Cada cambio tecnológico tiene un enorme potencial de provocar caos social, de engendrar oleadas de desempleados, destruir oficios y volver obsoletas profesiones. Los ludditas, a principios del siglo xix, imaginaron que los días de la clase obrera estaban contados. Cien años más tarde, su visión pesimista se acerca peligrosamente a la realidad. Basta recorrer algunas de las fábricas más modernas de la actualidad para ser testigo de espectrales coreografías maquinales robotizadas en las que materiales y productos circulan sin contacto humano, o con un mínimo de operadores. Es una realidad que hay cada vez más procesos de manufactura en serie en los que el hombre se vuelve redundante. El sueño de Marx no era liberar a los trabajadores de la tortura que representaba el trabajo físico, monótono y embrutecedor para dejarlos en el limbo de la obsolescencia. La libertad de nuestras cadenas industriales está lejos de ser sinónimo de libertad a secas. Si bien antes de la era digital los obreros eliminados de las nóminas tenían la opción de capacitarse para otro tipo de trabajos, hay ahora cada vez menos trabajos técnicos disponibles debido a que nuestras nuevas herramientas requieren de pocos operadores especializados, desde los conmutadores telefónicos hasta las impresoras 3d. Las máquinas nos reemplazan vertiginosamente, aun en empleos que requieren destrezas intelectuales específicas.
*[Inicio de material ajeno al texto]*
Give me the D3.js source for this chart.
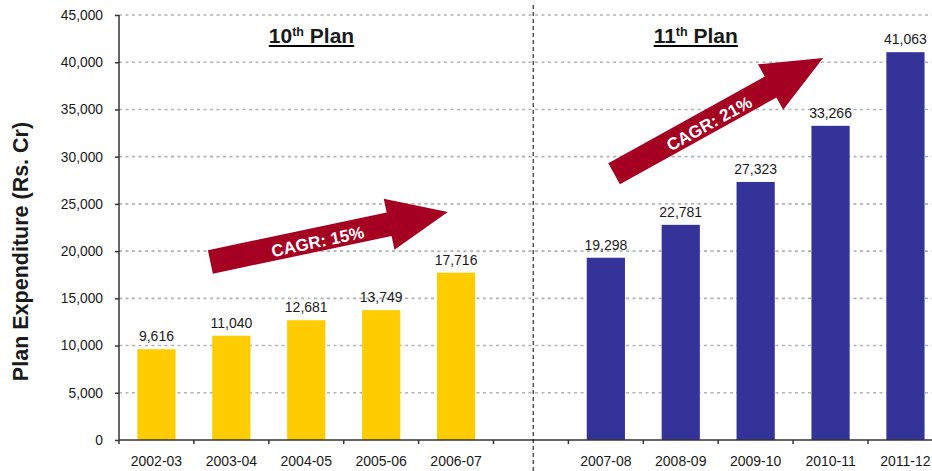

Esta tendencia no parece más que acelerarse a medida que los objetos y las máquinas que nos rodean comienzan a comunicarse y son incorporados en la red. Sin duda, el mundo que está en proceso de construirse será aún más cómodo y eficiente para ciertos grupos privilegiados; no obstante, lo único que debería seguir siendo importante es que el hombre siga decidiendo el uso que se dé a las cosas, y que no sean las cosas las que decidan si los hombres aún tenemos uso.